AMPK: a key regulator of energy stress and calcium-induced autophagy

Autophagy is a well-known cell-survival strategy orchestrated by a conserved set of proteins. It equips the cells with mechanisms to attain homeostasis during unfavorable conditions such as stress by breaking down the cellular components and reusing them for energy as well as for building new components required for survival. A basal level of autophagy is required for achieving homeostasis under normal conditions through regular turnover of macromolecules and organelles. Initiation of autophagy is regulated by two key components of the nutrient/energy sensor pathways; mammalian target of rapamycin 1 (mTORC1) and AMP-activated kinase (AMPK).

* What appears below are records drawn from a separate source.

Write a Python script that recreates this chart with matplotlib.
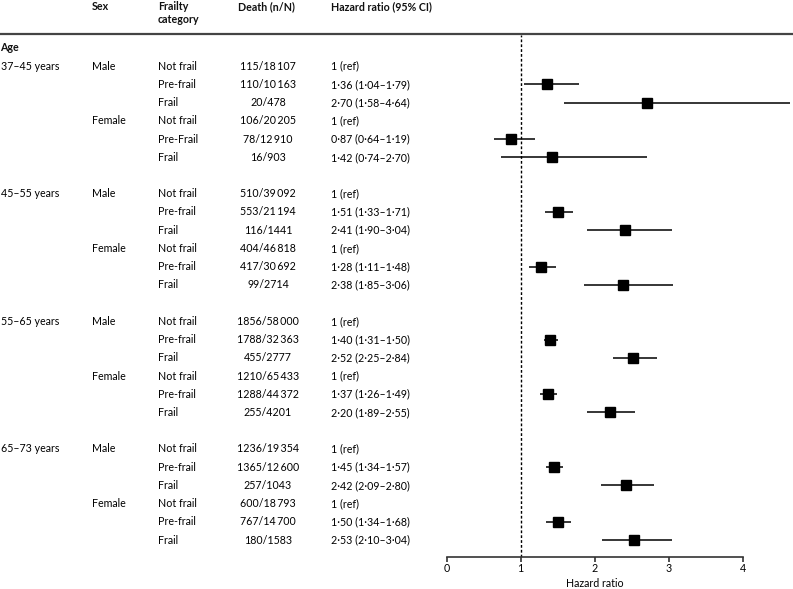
import matplotlib.pyplot as plt
from matplotlib.transforms import blended_transform_factory
from matplotlib.lines import Line2D

plt.rcParams['font.family'] = ['Lato', 'DejaVu Sans']
plt.rcParams['font.size'] = 7.7

age_groups = ['37\u201345 years', '45\u201355 years', '55\u201365 years', '65\u201373 years']
sexes = ['Male', 'Female']
categories = ['Not frail', 'Pre-frail', 'Frail', 'Not frail', 'Pre-Frail', 'Frail',
              'Not frail', 'Pre-frail', 'Frail', 'Not frail', 'Pre-frail', 'Frail',
              'Not frail', 'Pre-frail', 'Frail', 'Not frail', 'Pre-frail', 'Frail',
              'Not frail', 'Pre-frail', 'Frail', 'Not frail', 'Pre-frail', 'Frail']
deaths = ['115/18\u2009107', '110/10\u2009163', '20/478', '106/20\u2009205', '78/12\u2009910', '16/903',
          '510/39\u2009092', '553/21\u2009194', '116/1441', '404/46\u2009818', '417/30\u2009692', '99/2714',
          '1856/58\u2009000', '1788/32\u2009363', '455/2777', '1210/65\u2009433', '1288/44\u2009372', '255/4201',
          '1236/19\u2009354', '1365/12\u2009600', '257/1043', '600/18\u2009793', '767/14\u2009700', '180/1583']
hr = [1, 1.36, 2.70, 1, 0.87, 1.42,
      1, 1.51, 2.41, 1, 1.28, 2.38,
      1, 1.40, 2.52, 1, 1.37, 2.20,
      1, 1.45, 2.42, 1, 1.50, 2.53]
lo = [None, 1.04, 1.58, None, 0.64, 0.74,
      None, 1.33, 1.90, None, 1.11, 1.85,
      None, 1.31, 2.25, None, 1.26, 1.89,
      None, 1.34, 2.09, None, 1.34, 2.10]
hi = [None, 1.79, 4.64, None, 1.19, 2.70,
      None, 1.71, 3.04, None, 1.48, 3.06,
      None, 1.50, 2.84, None, 1.49, 2.55,
      None, 1.57, 2.80, None, 1.68, 3.04]


def fmt(v):
    return f'{v:.2f}'.replace('.', '\u00b7')


W, H = 793, 589
fig = plt.figure(figsize=(W / 100, H / 100), dpi=100)
ax = fig.add_axes([446.5 / W, (H - 557) / H, 1 - 446.5 / W, (557 - 35) / H])
ax.set_xlim(0, (W - 446.5) / 74.1)
ax.set_ylim(27.93, -0.71)

# row positions: 6 rows per age group, one blank row between groups
rows = []
for g in range(4):
    rows += [1 + g * 7 + k for k in range(6)]

tr = blended_transform_factory(fig.transFigure, ax.transData)

# header
hdr = dict(transform=tr, fontweight='bold', va='center', ha='left', color='#111111')
ax.text(92 / W, -2.25, 'Sex', **hdr)
ax.text(158 / W, -2.25, 'Frailty', **hdr)
ax.text(158 / W, -1.55, 'category', **hdr)
ax.text(238 / W, -2.25, 'Death (n/N)', **hdr)
ax.text(331 / W, -2.25, 'Hazard ratio (95% CI)', **hdr)
fig.add_artist(Line2D([0, 1], [-0.77, -0.77], transform=tr, color='#444444', lw=1.6))
ax.text(0, 0, 'Age', **hdr)

for g, age in enumerate(age_groups):
    ax.text(1 / W, rows[g * 6], age, transform=tr, va='center')
    for s, sex in enumerate(sexes):
        ax.text(92 / W, rows[g * 6 + s * 3], sex, transform=tr, va='center')

for i, y in enumerate(rows):
    ax.text(158 / W, y, categories[i], transform=tr, va='center')
    ax.text(268 / W, y, deaths[i], transform=tr, va='center', ha='center')
    if lo[i] is None:
        label = '1 (ref)'
    else:
        label = f'{fmt(hr[i])} ({fmt(lo[i])}\u2013{fmt(hi[i])})'
    ax.text(331 / W, y, label, transform=tr, va='center')
    if lo[i] is not None:
        ax.plot([lo[i], hi[i]], [y, y], color='black', lw=1.1, solid_capstyle='butt')
        ax.plot(hr[i], y, marker='s', color='black', ms=7)

ax.axvline(1, color='black', lw=1, ls=(0, (2, 1.5)))

for sp in ['top', 'right', 'left']:
    ax.spines[sp].set_visible(False)
ax.spines['bottom'].set_bounds(0, 4)
ax.spines['bottom'].set_linewidth(1.2)
ax.spines['bottom'].set_color('#333333')
ax.set_yticks([])
ax.set_xticks([0, 1, 2, 3, 4])
ax.set_xticklabels(['0', '1', '2', '3', '4'])
ax.tick_params(axis='x', direction='out', length=3.6, width=1.2, color='#333333', pad=1)
ax.set_xlabel('Hazard ratio')
ax.xaxis.set_label_coords(2 / ax.get_xlim()[1], -0.04)

fig.savefig('out.png', dpi=100)
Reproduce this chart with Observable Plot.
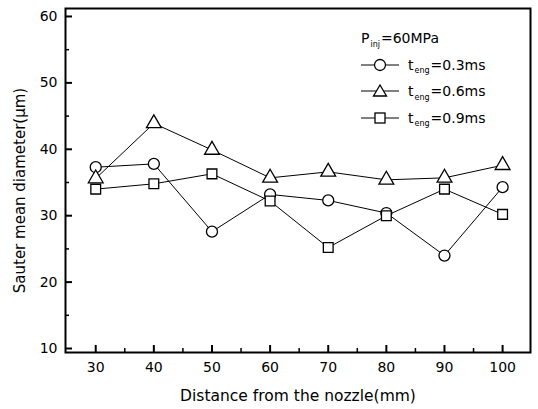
<!DOCTYPE html>
<html><head><meta charset="utf-8">
<script src="https://cdn.jsdelivr.net/npm/d3@7"></script>
<script src="https://cdn.jsdelivr.net/npm/@observablehq/plot@0.6"></script>
<style>
body{margin:0;background:#fff;font-family:"DejaVu Sans",sans-serif;}
#wrap{position:relative;width:538px;height:409px;}
#legend{position:absolute;left:361px;top:25px;font-size:14px;color:#000;}
#legend .row{display:flex;align-items:center;height:26.5px;white-space:nowrap;}
#legend .sub{font-size:8px;position:relative;top:6px;margin:0 1px 0 1px;}
#legend svg{margin-right:9px;}
</style></head>
<body><div id="wrap"><div id="legend"></div></div>
<script>
const distances = [30, 40, 50, 60, 70, 80, 90, 100];
const series03 = [37.3, 37.8, 27.6, 33.2, 32.3, 30.4, 24.0, 34.3];
const series06 = [35.6, 43.9, 39.9, 35.7, 36.6, 35.4, 35.7, 37.6];
const series09 = [34.0, 34.8, 36.3, 32.2, 25.2, 30.0, 34.0, 30.2];
const seriesNames = ["0.3ms", "0.6ms", "0.9ms"];
const seriesSymbols = ["circle", "triangle", "square"];
const xTicks = [30, 40, 50, 60, 70, 80, 90, 100];
const yTicks = [10, 20, 30, 40, 50, 60];
const xMinor = [35, 45, 55, 65, 75, 85, 95];
const yMinor = [15, 25, 35, 45, 55];

const W = 538, H = 409, mL = 65, mR = 8, mT = 8, mB = 57;
const allSeries = [series03, series06, series09];
const data = allSeries.flatMap((vals, i) => vals.map((v, j) => ({x: distances[j], y: v, s: seriesNames[i]})));

const chart = Plot.plot({
  width: W, height: H,
  marginLeft: mL, marginRight: mR, marginTop: mT, marginBottom: mB,
  style: {fontFamily: "DejaVu Sans, sans-serif", fontSize: "14px", color: "#000", background: "#fff"},
  x: {domain: [24.8, 104.8]},
  y: {domain: [9.4, 61.2]},
  symbol: {domain: seriesNames, range: seriesSymbols},
  marks: [
    Plot.line(data, {x: "x", y: "y", z: "s", stroke: "#000", strokeWidth: 1}),
    Plot.dot(data, {x: "x", y: "y", symbol: "s", r: 5.5, stroke: "#000", fill: "#fff", strokeWidth: 1.3}),
    Plot.tickX(xTicks, {x: d => d, insetTop: H - mT - mB - 7, stroke: "#000", strokeWidth: 2}),
    Plot.tickX(xMinor, {x: d => d, insetTop: H - mT - mB - 4, stroke: "#000", strokeWidth: 1.5}),
    Plot.tickY(yTicks, {y: d => d, insetRight: W - mL - mR - 7, stroke: "#000", strokeWidth: 2}),
    Plot.tickY(yMinor, {y: d => d, insetRight: W - mL - mR - 4, stroke: "#000", strokeWidth: 1.5}),
    Plot.axisX(xTicks, {tickSize: 0, tickPadding: 10, fontSize: 14, fill: "#000", label: null}),
    Plot.axisY(yTicks, {tickSize: 0, tickPadding: 8, fontSize: 14, fill: "#000", label: null}),
    Plot.text(["Distance from the nozzle(mm)"], {frameAnchor: "bottom", dy: 48, fontSize: 15.5, fill: "#000"}),
    Plot.text(["Sauter mean diameter(μm)"], {frameAnchor: "left", textAnchor: "middle", dx: -45, dy: 10, rotate: -90, fontSize: 15, fill: "#000"}),
    Plot.frame({stroke: "#000", strokeWidth: 2})
  ]
});
document.getElementById("wrap").prepend(chart);

const legend = document.getElementById("legend");
const title = document.createElement("div");
title.className = "row";
title.innerHTML = 'P<span class="sub">inj</span>=60MPa';
legend.appendChild(title);
const symPaths = {
  circle: '<circle cx="19" cy="8" r="5.5" fill="#fff" stroke="#000" stroke-width="1.3"/>',
  triangle: '<path d="M19,2L25.5,13H12.5Z" fill="#fff" stroke="#000" stroke-width="1.3"/>',
  square: '<rect x="14" y="3" width="10" height="10" fill="#fff" stroke="#000" stroke-width="1.3"/>'
};
seriesNames.forEach((n, i) => {
  const row = document.createElement("div");
  row.className = "row";
  row.innerHTML = '<svg width="38" height="16"><line x1="0" y1="8" x2="38" y2="8" stroke="#000" stroke-width="1"/>' + symPaths[seriesSymbols[i]] + '</svg>t<span class="sub">eng</span>=' + n;
  legend.appendChild(row);
});
</script></body></html>
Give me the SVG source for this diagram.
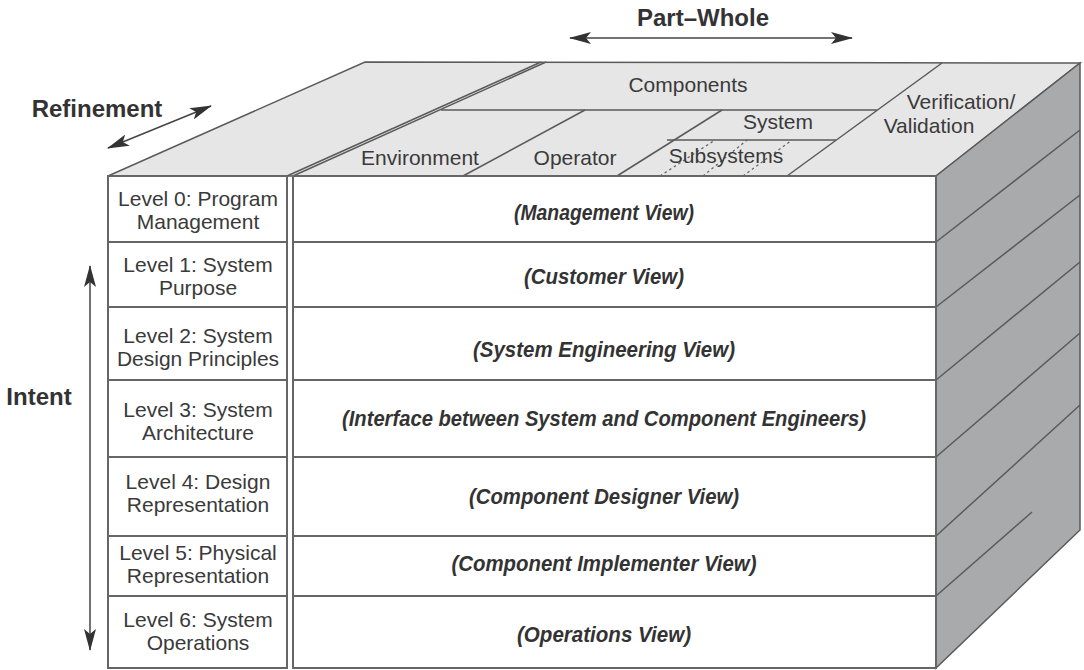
<svg xmlns="http://www.w3.org/2000/svg" width="1084" height="670" viewBox="0 0 1084 670">
<defs>
<style>
.ln{stroke:#5a5a5a;stroke-width:1.5;fill:none}
.row{fill:#ffffff;stroke:#666;stroke-width:2}
.lvl{font-family:"Liberation Sans",Arial,sans-serif;font-size:21px;fill:#3a3a3a;text-anchor:middle}
.view{font-family:"Liberation Sans",Arial,sans-serif;font-size:22px;font-weight:bold;font-style:italic;fill:#333;text-anchor:middle}
.top{font-family:"Liberation Sans",Arial,sans-serif;font-size:21px;fill:#3a3a3a;text-anchor:middle}
.axis{font-family:"Liberation Sans",Arial,sans-serif;font-size:24px;font-weight:bold;fill:#333;text-anchor:middle}
.arr{stroke:#444;stroke-width:1.5;fill:none}
.dot{stroke:#666;stroke-width:1.3;stroke-dasharray:2.5 3;fill:none}
</style>
<marker id="ah" viewBox="0 0 22 12" refX="21" refY="6" markerWidth="22" markerHeight="12" markerUnits="userSpaceOnUse" orient="auto-start-reverse">
<path d="M0,0 L22,6 L0,12 L5,6 Z" fill="#333"/>
</marker>
</defs>

<g id="top-face">
<polygon points="108,176 365,62 1080,63 936,176" fill="#e6e6e6" stroke="#5a5a5a" stroke-width="1.5"/>
<line class="ln" x1="287" y1="176" x2="541" y2="62"/>
<line class="ln" x1="293" y1="176" x2="546" y2="62"/>
<line class="ln" x1="441" y1="110" x2="877" y2="110"/>
<line class="ln" x1="667" y1="140" x2="836" y2="140"/>
<line class="ln" x1="463" y1="176" x2="585" y2="110"/>
<line class="ln" x1="617" y1="176" x2="722" y2="110"/>
<line class="ln" x1="787" y1="176" x2="942" y2="63"/>
<line class="dot" x1="660" y1="176" x2="715" y2="140"/>
<line class="dot" x1="703" y1="176" x2="747" y2="140"/>
<line class="dot" x1="743" y1="176" x2="792" y2="140"/>
<text class="top" x="688" y="92">Components</text>
<text class="top" x="420" y="165">Environment</text>
<text class="top" x="575" y="165">Operator</text>
<text class="top" x="778" y="129">System</text>
<text class="top" x="726" y="163">Subsystems</text>
<text class="top" x="961" y="109">Verification/</text>
<text class="top" x="929" y="133">Validation</text>
</g>

<g id="right-face">
<polygon points="936,176 1080,63 1080,530 936,668" fill="#a9aaac" stroke="#5a5a5a" stroke-width="1.5"/>
<line class="ln" x1="936" y1="242" x2="1080" y2="130"/>
<line class="ln" x1="936" y1="307" x2="1080" y2="195"/>
<line class="ln" x1="936" y1="380" x2="1080" y2="262"/>
<line class="ln" x1="936" y1="457" x2="1080" y2="333"/>
<line class="ln" x1="936" y1="536" x2="1080" y2="405"/>
<line class="ln" x1="936" y1="596" x2="1032" y2="512"/>
</g>

<g id="level-0">
<rect class="row" x="108" y="176" width="179" height="66"/>
<rect class="row" x="293" y="176" width="643" height="66"/>
<text class="lvl" x="198" y="206">Level 0: Program</text>
<text class="lvl" x="198" y="229">Management</text>
<text class="view" x="604" y="220" textLength="180" lengthAdjust="spacingAndGlyphs">(Management View)</text>
</g>
<g id="level-1">
<rect class="row" x="108" y="242" width="179" height="65"/>
<rect class="row" x="293" y="242" width="643" height="65"/>
<text class="lvl" x="198" y="272">Level 1: System</text>
<text class="lvl" x="198" y="295">Purpose</text>
<text class="view" x="604" y="284" textLength="160" lengthAdjust="spacingAndGlyphs">(Customer View)</text>
</g>
<g id="level-2">
<rect class="row" x="108" y="307" width="179" height="73"/>
<rect class="row" x="293" y="307" width="643" height="73"/>
<text class="lvl" x="198" y="343">Level 2: System</text>
<text class="lvl" x="198" y="366">Design Principles</text>
<text class="view" x="604" y="357" textLength="262" lengthAdjust="spacingAndGlyphs">(System Engineering View)</text>
</g>
<g id="level-3">
<rect class="row" x="108" y="380" width="179" height="77"/>
<rect class="row" x="293" y="380" width="643" height="77"/>
<text class="lvl" x="198" y="417">Level 3: System</text>
<text class="lvl" x="198" y="440">Architecture</text>
<text class="view" x="604" y="426" textLength="524" lengthAdjust="spacingAndGlyphs">(Interface between System and Component Engineers)</text>
</g>
<g id="level-4">
<rect class="row" x="108" y="457" width="179" height="79"/>
<rect class="row" x="293" y="457" width="643" height="79"/>
<text class="lvl" x="198" y="489">Level 4: Design</text>
<text class="lvl" x="198" y="512">Representation</text>
<text class="view" x="604" y="504" textLength="270" lengthAdjust="spacingAndGlyphs">(Component Designer View)</text>
</g>
<g id="level-5">
<rect class="row" x="108" y="536" width="179" height="60"/>
<rect class="row" x="293" y="536" width="643" height="60"/>
<text class="lvl" x="198" y="560">Level 5: Physical</text>
<text class="lvl" x="198" y="583">Representation</text>
<text class="view" x="604" y="571" textLength="305" lengthAdjust="spacingAndGlyphs">(Component Implementer View)</text>
</g>
<g id="level-6">
<rect class="row" x="108" y="596" width="179" height="72"/>
<rect class="row" x="293" y="596" width="643" height="72"/>
<text class="lvl" x="198" y="627">Level 6: System</text>
<text class="lvl" x="198" y="650">Operations</text>
<text class="view" x="604" y="642" textLength="174" lengthAdjust="spacingAndGlyphs">(Operations View)</text>
</g>

<g id="axis-labels">
<text class="axis" x="703" y="26">Part–Whole</text>
<text class="axis" x="97" y="117">Refinement</text>
<text class="axis" x="39" y="405">Intent</text>
</g>

<g id="connectors">
<line class="arr" x1="570" y1="38" x2="852" y2="38" marker-start="url(#ah)" marker-end="url(#ah)"/>
<line class="arr" x1="108" y1="148" x2="211" y2="106" marker-start="url(#ah)" marker-end="url(#ah)"/>
<line class="arr" x1="90" y1="266" x2="90" y2="650" marker-start="url(#ah)" marker-end="url(#ah)"/>
</g>
</svg>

Under energy-deprived conditions, AMPK is activated triggering autophagy, whereas, in nutrient-rich conditions, the growth-promoting kinase mTORC1 is activated inhibiting autophagy. Thus, the reciprocal regulation of autophagy by AMPK and mTORC1 defines a fundamental mechanism by which cells respond to nutrient availability. Interestingly, cytoplasmic calcium is also found to be an activator of AMPK and autophagy through a calmodulin/CaMKKβ pathway. However, the physiological significance of the regulation of autophagy by cytoplasmic calcium is currently unclear. This review focuses on the current understanding of the mechanism of autophagy and its regulation by AMPK.